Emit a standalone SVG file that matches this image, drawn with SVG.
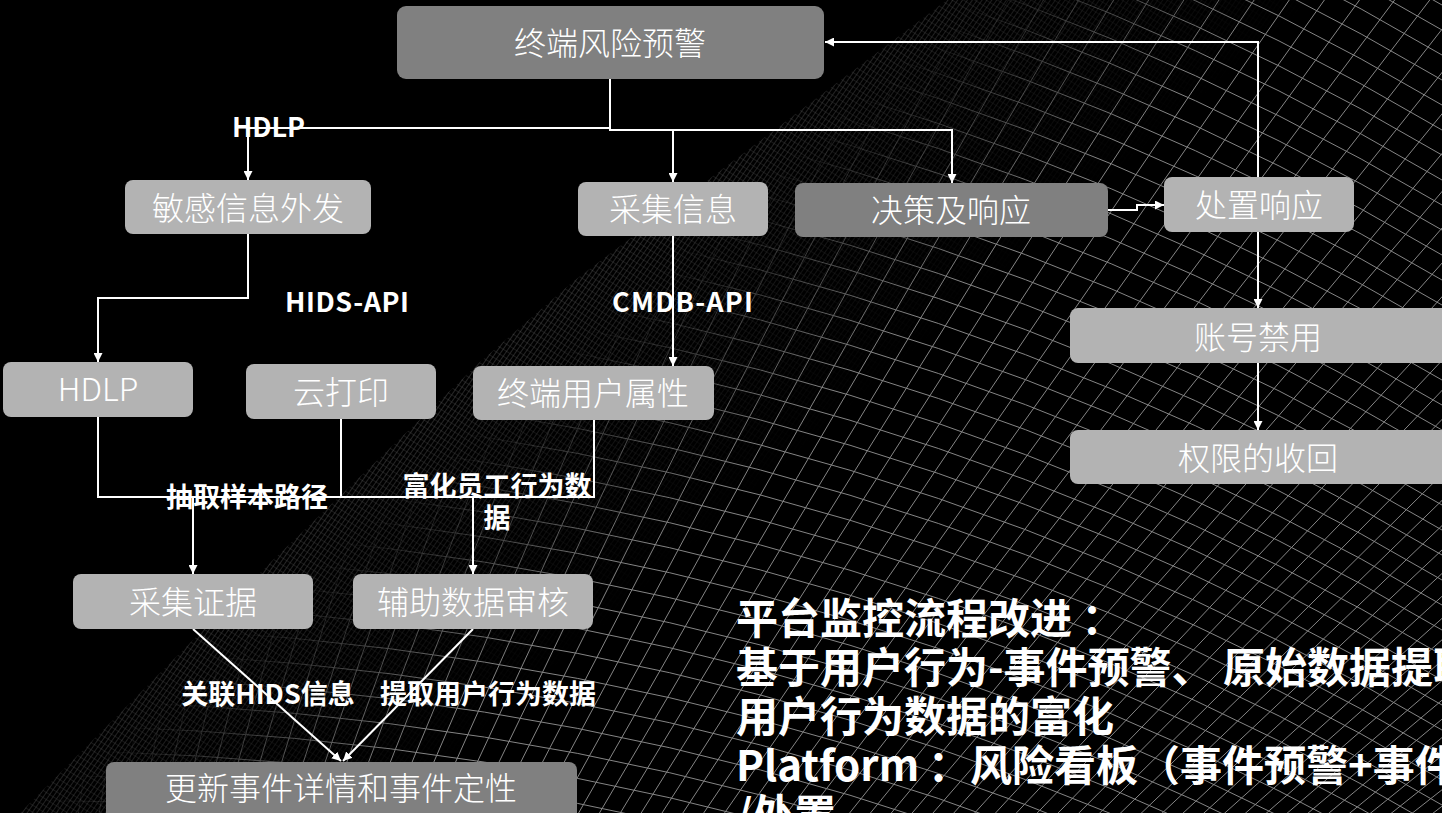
<svg xmlns="http://www.w3.org/2000/svg" width="1442" height="813" viewBox="0 0 1442 813">
<defs>
<style>
.nl{fill:#b3b3b3}
.nd{fill:#808080}
.nt{font-family:"Noto Sans CJK SC","Noto Sans",sans-serif;font-size:32px;font-weight:300;fill:#fff;text-anchor:middle}
.lbl{font-family:"Noto Sans CJK SC","Noto Sans",sans-serif;font-size:27px;font-weight:bold;fill:#fff}
.mid{text-anchor:middle}
.conn{fill:none;stroke:#fff;stroke-width:2}
.big{font-family:"Noto Sans CJK SC","Noto Sans",sans-serif;font-size:42px;font-weight:bold;fill:#fff}
.mesh{fill:none;stroke:#858585;stroke-width:1}
</style>
<marker id="arr" viewBox="0 0 10 10" refX="10" refY="5" markerWidth="9" markerHeight="9" markerUnits="userSpaceOnUse" orient="auto"><path d="M0,0L10,5L0,10z" fill="#fff"/></marker>
<clipPath id="meshClip"><polygon points="20,813 273,560 480,362 575,280 947,0 1442,0 1442,813"/></clipPath>
<pattern id="fineA" width="4" height="4" patternUnits="userSpaceOnUse" patternTransform="rotate(35)"><path d="M0,0V4" stroke="#505050" stroke-width="1"/></pattern>
<pattern id="fineB" width="6" height="6" patternUnits="userSpaceOnUse" patternTransform="rotate(-58)"><path d="M0,0V6" stroke="#333" stroke-width="1"/></pattern>
<linearGradient id="gFine" gradientUnits="userSpaceOnUse" x1="575" y1="280" x2="760" y2="490"><stop offset="0" stop-color="#fff"/><stop offset="1" stop-color="#000"/></linearGradient>
<linearGradient id="gCoarse" gradientUnits="userSpaceOnUse" x1="601" y1="310" x2="740" y2="470"><stop offset="0" stop-color="#000"/><stop offset="1" stop-color="#fff"/></linearGradient>
<mask id="mFine" maskUnits="userSpaceOnUse" x="0" y="0" width="1442" height="813"><rect width="1442" height="813" fill="url(#gFine)"/></mask>
<mask id="mCoarse" maskUnits="userSpaceOnUse" x="0" y="0" width="1442" height="813"><rect width="1442" height="813" fill="url(#gCoarse)"/></mask>
</defs>

<rect width="1442" height="813" fill="#000"/>

<g id="background-mesh" clip-path="url(#meshClip)">
<g mask="url(#mFine)">
<rect width="1442" height="813" fill="url(#fineB)"/>
<rect width="1442" height="813" fill="url(#fineA)"/>
</g>
<g mask="url(#mCoarse)" class="mesh">
<path d="M0,-375q800,0 1442,380M0,-350q800,0 1442,380M0,-325q800,0 1442,380M0,-300q800,0 1442,380M0,-275q800,0 1442,380M0,-250q800,0 1442,380M0,-225q800,0 1442,380M0,-200q800,0 1442,380M0,-175q800,0 1442,380M0,-150q800,0 1442,380M0,-125q800,0 1442,380M0,-100q800,0 1442,380M0,-75q800,0 1442,380M0,-50q800,0 1442,380M0,-25q800,0 1442,380M0,0q800,0 1442,380M0,25q800,0 1442,380M0,50q800,0 1442,380M0,75q800,0 1442,380M0,100q800,0 1442,380M0,125q800,0 1442,380M0,150q800,0 1442,380M0,175q800,0 1442,380M0,200q800,0 1442,380M0,225q800,0 1442,380M0,250q800,0 1442,380M0,275q800,0 1442,380M0,300q800,0 1442,380M0,325q800,0 1442,380M0,350q800,0 1442,380M0,375q800,0 1442,380M0,400q800,0 1442,380M0,425q800,0 1442,380M0,450q800,0 1442,380M0,475q800,0 1442,380M0,500q800,0 1442,380M0,525q800,0 1442,380M0,550q800,0 1442,380M0,575q800,0 1442,380M0,600q800,0 1442,380M0,625q800,0 1442,380M0,650q800,0 1442,380M0,675q800,0 1442,380M0,700q800,0 1442,380M0,725q800,0 1442,380M0,750q800,0 1442,380M0,775q800,0 1442,380M0,800q800,0 1442,380"/>
<path d="M-100,2000L100,-50M-100,2000L136,-50M-100,2000L172,-50M-100,2000L208,-50M-100,2000L244,-50M-100,2000L280,-50M-100,2000L316,-50M-100,2000L352,-50M-100,2000L388,-50M-100,2000L424,-50M-100,2000L460,-50M-100,2000L496,-50M-100,2000L532,-50M-100,2000L568,-50M-100,2000L604,-50M-100,2000L640,-50M-100,2000L676,-50M-100,2000L712,-50M-100,2000L748,-50M-100,2000L784,-50M-100,2000L820,-50M-100,2000L856,-50M-100,2000L892,-50M-100,2000L928,-50M-100,2000L964,-50M-100,2000L1000,-50M-100,2000L1036,-50M-100,2000L1072,-50M-100,2000L1108,-50M-100,2000L1144,-50M-100,2000L1180,-50M-100,2000L1216,-50M-100,2000L1252,-50M-100,2000L1288,-50M-100,2000L1324,-50M-100,2000L1360,-50M-100,2000L1396,-50M-100,2000L1432,-50M-100,2000L1468,-50M-100,2000L1504,-50M-100,2000L1540,-50M-100,2000L1576,-50M-100,2000L1612,-50M-100,2000L1648,-50M-100,2000L1684,-50M-100,2000L1720,-50M-100,2000L1756,-50M-100,2000L1792,-50M-100,2000L1828,-50M-100,2000L1864,-50M-100,2000L1900,-50M-100,2000L1936,-50M-100,2000L1972,-50M-100,2000L2008,-50M-100,2000L2044,-50M-100,2000L2080,-50M-100,2000L2116,-50M-100,2000L2152,-50M-100,2000L2188,-50M-100,2000L2224,-50M-100,2000L2260,-50M-100,2000L2296,-50M-100,2000L2332,-50M-100,2000L2368,-50M-100,2000L2404,-50M-100,2000L2440,-50M-100,2000L2476,-50M-100,2000L2512,-50M-100,2000L2548,-50M-100,2000L2584,-50"/>
</g>
</g>

<g id="connectors" class="conn">
<path d="M610,79V128H248V180" marker-end="url(#arr)"/>
<path d="M610,128V130H673V182" marker-end="url(#arr)"/>
<path d="M673,130H952V183" marker-end="url(#arr)"/>
<path d="M248,234V298H98V362" marker-end="url(#arr)"/>
<path d="M673,236V366" marker-end="url(#arr)"/>
<path d="M1108,210H1137V205H1164" marker-end="url(#arr)"/>
<path d="M1258,177V42H825" marker-end="url(#arr)"/>
<path d="M1258,232V308" marker-end="url(#arr)"/>
<path d="M1258,363V430" marker-end="url(#arr)"/>
<path d="M98,417V497H193V574" marker-end="url(#arr)"/>
<path d="M341,419V497H193"/>
<path d="M341,497H473"/>
<path d="M594,420V497H473V574" marker-end="url(#arr)"/>
<path d="M193,629L341,761" marker-end="url(#arr)"/>
<path d="M473,629L343,761" marker-end="url(#arr)"/>
</g>

<g id="node-alert"><rect class="nd" x="397" y="6" width="427" height="73" rx="9"/><text class="nt" x="610" y="55">终端风险预警</text></g>
<g id="node-leak"><rect class="nl" x="125" y="180" width="246" height="54" rx="8"/><text class="nt" x="248" y="220">敏感信息外发</text></g>
<g id="node-collect"><rect class="nl" x="578" y="182" width="190" height="54" rx="8"/><text class="nt" x="673" y="221">采集信息</text></g>
<g id="node-decide"><rect class="nd" x="795" y="183" width="313" height="54" rx="8"/><text class="nt" x="951" y="222">决策及响应</text></g>
<g id="node-dispose"><rect class="nl" x="1164" y="177" width="190" height="55" rx="8"/><text class="nt" x="1259" y="217">处置响应</text></g>
<g id="node-hdlp"><rect class="nl" x="3" y="362" width="190" height="55" rx="8"/><text class="nt" x="98" y="401">HDLP</text></g>
<g id="node-print"><rect class="nl" x="246" y="364" width="190" height="55" rx="8"/><text class="nt" x="341" y="404">云打印</text></g>
<g id="node-userattr"><rect class="nl" x="473" y="366" width="241" height="54" rx="8"/><text class="nt" x="593" y="405">终端用户属性</text></g>
<g id="node-disable"><rect class="nl" x="1070" y="308" width="380" height="55" rx="8"/><text class="nt" x="1258" y="349">账号禁用</text></g>
<g id="node-revoke"><rect class="nl" x="1070" y="430" width="380" height="54" rx="8"/><text class="nt" x="1258" y="470">权限的收回</text></g>
<g id="node-evidence"><rect class="nl" x="73" y="574" width="240" height="55" rx="8"/><text class="nt" x="193" y="614">采集证据</text></g>
<g id="node-audit"><rect class="nl" x="353" y="574" width="240" height="55" rx="8"/><text class="nt" x="473" y="614">辅助数据审核</text></g>
<g id="node-update"><rect class="nd" x="106" y="762" width="471" height="70" rx="8"/><text class="nt" x="341" y="800">更新事件详情和事件定性</text></g>

<g id="labels">
<text class="lbl" x="232" y="137" textLength="73">HDLP</text>
<text class="lbl" x="285" y="312" textLength="124">HIDS-API</text>
<text class="lbl" x="612" y="312" textLength="141">CMDB-API</text>
<text class="lbl mid" x="247" y="507">抽取样本路径</text>
<text class="lbl mid" x="497" y="496">富化员工行为数</text>
<text class="lbl mid" x="497" y="528">据</text>
<text class="lbl mid" x="268" y="704">关联HIDS信息</text>
<text class="lbl mid" x="488" y="704">提取用户行为数据</text>
</g>

<g id="summary" class="big">
<text x="736" y="634">平台监控流程改进 ：</text>
<text x="736" y="683">基于用户行为-事件预警、 原始数据提取</text>
<text x="736" y="732">用户行为数据的富化</text>
<text x="736" y="781">Platform<tspan x="928">：风险看板（事件预警+事件</tspan></text>
<text x="736" y="830">/处置</text>
</g>
</svg>
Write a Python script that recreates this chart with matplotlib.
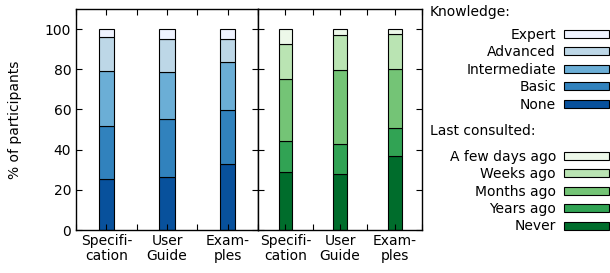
import numpy as np
import matplotlib
matplotlib.use("Agg")
import matplotlib.pyplot as plt

# documents shown on the x axis
docs = ["Specifi-\ncation", "User\nGuide", "Exam-\nples"]

# knowledge levels (bottom to top), % of participants
knowledge_levels = ["None", "Basic", "Intermediate", "Advanced", "Expert"]
know_none = [25.6, 26.2, 32.9]
know_basic = [26.2, 28.9, 26.7]
know_inter = [27.4, 23.5, 24.1]
know_adv = [16.8, 16.7, 11.6]
know_expert = [4.0, 4.7, 4.7]

# last consulted (bottom to top), % of participants
consult_levels = ["Never", "Years ago", "Months ago", "Weeks ago", "A few days ago"]
cons_never = [28.7, 27.9, 36.9]
cons_years = [15.5, 14.8, 14.1]
cons_months = [30.9, 36.9, 29.1]
cons_weeks = [17.4, 17.4, 17.4]
cons_days = [7.5, 3.0, 2.5]

blues = ["#08519c", "#3182bd", "#6baed6", "#bdd7e7", "#eff3ff"]
greens = ["#006d2c", "#31a354", "#74c476", "#bae4b3", "#edf8e9"]

plt.rcParams["font.family"] = "DejaVu Sans"
plt.rcParams["font.size"] = 10

fig = plt.figure(figsize=(6.1, 2.73), dpi=100)
ax1 = fig.add_axes([0.1246, 0.1575, 0.2984, 0.8095])
ax2 = fig.add_axes([0.4230, 0.1575, 0.2688, 0.8095])

x = np.arange(len(docs))
width = 0.25


def stack(ax, series, labels, colors):
    bottom = np.zeros(len(docs))
    handles = []
    for vals, lab, col in zip(series, labels, colors):
        vals = np.array(vals)
        h = ax.bar(x, vals, width, bottom=bottom, color=col, edgecolor="black",
                   linewidth=0.8, label=lab)
        handles.append(h)
        bottom += vals
    return handles


h1 = stack(ax1, [know_none, know_basic, know_inter, know_adv, know_expert],
           knowledge_levels, blues)
h2 = stack(ax2, [cons_never, cons_years, cons_months, cons_weeks, cons_days],
           consult_levels, greens)

for ax in (ax1, ax2):
    ax.set_xlim(-0.5, 2.5)
    ax.set_ylim(0, 110)
    ax.set_xticks(x)
    ax.set_xticks(np.arange(-0.5, 3, 0.5), minor=True)
    ax.set_xticklabels(docs, linespacing=1.1)
    ax.set_yticks(np.arange(0, 101, 20))
    ax.tick_params(direction="in", top=True, right=True, length=4.5, width=0.8,
                   which="both")
    ax.tick_params(axis="x", which="major", pad=3)
    for s in ax.spines.values():
        s.set_linewidth(1.0)

ax2.set_yticklabels([])
ax1.set_ylabel("% of participants")
ax1.yaxis.set_label_coords(-0.297, 0.5)

# legends (top entry first, labels left of the patches)
leg_kw = dict(loc="upper right", frameon=False, markerfirst=False,
              borderpad=0, borderaxespad=0, handlelength=3.2, handleheight=0.5,
              handletextpad=0.6, labelspacing=0.25)
fig.legend(h1[::-1], knowledge_levels[::-1], bbox_to_anchor=(0.998, 0.898), **leg_kw)
fig.legend(h2[::-1], consult_levels[::-1], bbox_to_anchor=(0.998, 0.452), **leg_kw)

fig.text(430 / 610, 1 - 12 / 273, "Knowledge:", ha="left", va="center")
fig.text(430 / 610, 1 - 131 / 273, "Last consulted:", ha="left", va="center")

fig.savefig("out.png", dpi=100)
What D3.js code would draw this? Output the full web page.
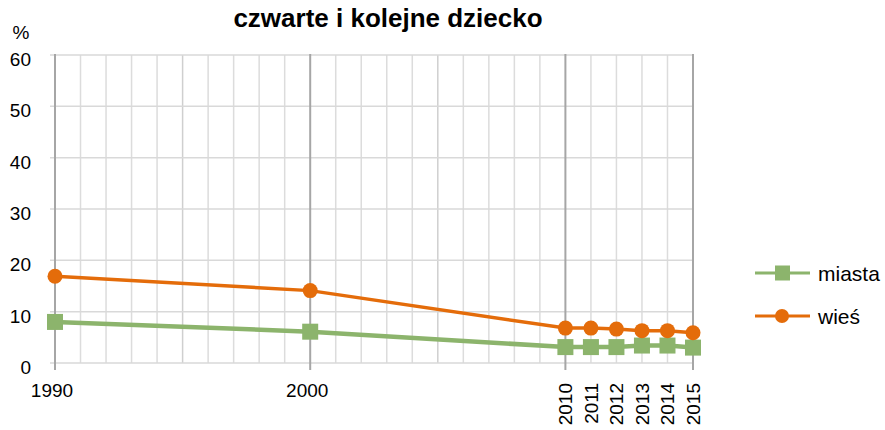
<!DOCTYPE html>
<html>
<head>
<meta charset="utf-8">
<script src="https://cdn.jsdelivr.net/npm/d3@7"></script>
<style>
  body { margin: 0; background: #fff; }
  text { font-family: "Liberation Sans", Arial, sans-serif; fill: #000; }
</style>
</head>
<body>
<div id="chart"></div>
<script>
// data
const years = [1990, 2000, 2010, 2011, 2012, 2013, 2014, 2015];
const miasta = [8.0, 6.1, 3.1, 3.1, 3.1, 3.4, 3.4, 3.0];
const wies = [16.9, 14.1, 6.8, 6.8, 6.6, 6.3, 6.3, 5.9];
const yTicks = [0, 10, 20, 30, 40, 50, 60];
const labelYears = [1990, 2000, 2010, 2011, 2012, 2013, 2014, 2015];
const majorYears = [1990, 2000, 2010, 2015];

const W = 885, H = 430;
const svg = d3.select("#chart").append("svg").attr("width", W).attr("height", H);

const x = d3.scaleLinear().domain([1990, 2015]).range([55, 693]);
const y = d3.scaleLinear().domain([0, 60]).range([363, 55]);

// title + unit
svg.append("text").attr("x", 388).attr("y", 27).attr("text-anchor", "middle")
  .style("font-size", "26px").style("font-weight", "bold").text("czwarte i kolejne dziecko");
svg.append("text").attr("x", 21).attr("y", 39).attr("text-anchor", "middle")
  .style("font-size", "19px").text("%");

// light vertical grid every year
const allYears = d3.range(1990, 2016);
svg.append("g").selectAll("line").data(allYears.filter(d => !majorYears.includes(d))).join("line")
  .attr("x1", d => x(d)).attr("x2", d => x(d)).attr("y1", y(60)).attr("y2", y(0))
  .attr("stroke", d => d % 5 === 0 ? "#cfcfcf" : "#dcdcdc").attr("stroke-width", 1.5);

// horizontal grid
svg.append("g").selectAll("line").data(yTicks).join("line")
  .attr("x1", 50).attr("x2", x(2015)).attr("y1", d => y(d)).attr("y2", d => y(d))
  .attr("stroke", "#d9d9d9").attr("stroke-width", 1.5);

// major vertical lines
svg.append("g").selectAll("line").data(majorYears).join("line")
  .attr("x1", d => x(d)).attr("x2", d => x(d)).attr("y1", y(60) - 1).attr("y2", y(0) + 7)
  .attr("stroke", "#a6a6a6").attr("stroke-width", 2);

// y labels
svg.append("g").selectAll("text").data(yTicks).join("text")
  .attr("x", 31).attr("y", d => y(d) + 11).attr("text-anchor", "end")
  .style("font-size", "19px").text(d => d);

// x labels
svg.append("g").selectAll("text").data(labelYears).join("text")
  .style("font-size", "19px")
  .attr("text-anchor", d => d < 2010 ? "middle" : "end")
  .attr("transform", d => d < 2010 ? `translate(${x(d) - 3},397)` : `translate(${x(d) + 7},383) rotate(-90)`)
  .text(d => d);

// series
const green = "#8cb46c", orange = "#e46c0a";
const line = d3.line().x((d, i) => x(years[i])).y(d => y(d));

svg.append("path").datum(miasta).attr("d", line).attr("fill", "none")
  .attr("stroke", green).attr("stroke-width", 4.5);
svg.append("g").selectAll("rect").data(miasta).join("rect")
  .attr("x", (d, i) => x(years[i]) - 8).attr("y", d => y(d) - 8)
  .attr("width", 16).attr("height", 16).attr("fill", green);

svg.append("path").datum(wies).attr("d", line).attr("fill", "none")
  .attr("stroke", orange).attr("stroke-width", 3.5);
svg.append("g").selectAll("circle").data(wies).join("circle")
  .attr("cx", (d, i) => x(years[i])).attr("cy", d => y(d)).attr("r", 7.5)
  .attr("fill", orange);

// legend
const legend = [["miasta", green, "rect", 273], ["wieś", orange, "circle", 316]];
legend.forEach(([name, col, shape, ly]) => {
  svg.append("line").attr("x1", 755).attr("x2", 810).attr("y1", ly).attr("y2", ly)
    .attr("stroke", col).attr("stroke-width", 3);
  if (shape === "rect") {
    svg.append("rect").attr("x", 775).attr("y", ly - 7.5).attr("width", 15).attr("height", 15).attr("fill", col);
  } else {
    svg.append("circle").attr("cx", 782).attr("cy", ly).attr("r", 7).attr("fill", col);
  }
  svg.append("text").attr("x", 818).attr("y", ly + 8).style("font-size", "21px").text(name);
});
</script>
</body>
</html>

● ● ● ● ● ● ●

DIRECTION
Look through the listing above and count the lines where the string "with" appears. Report the number only.

EXERCISE OUTPUT
2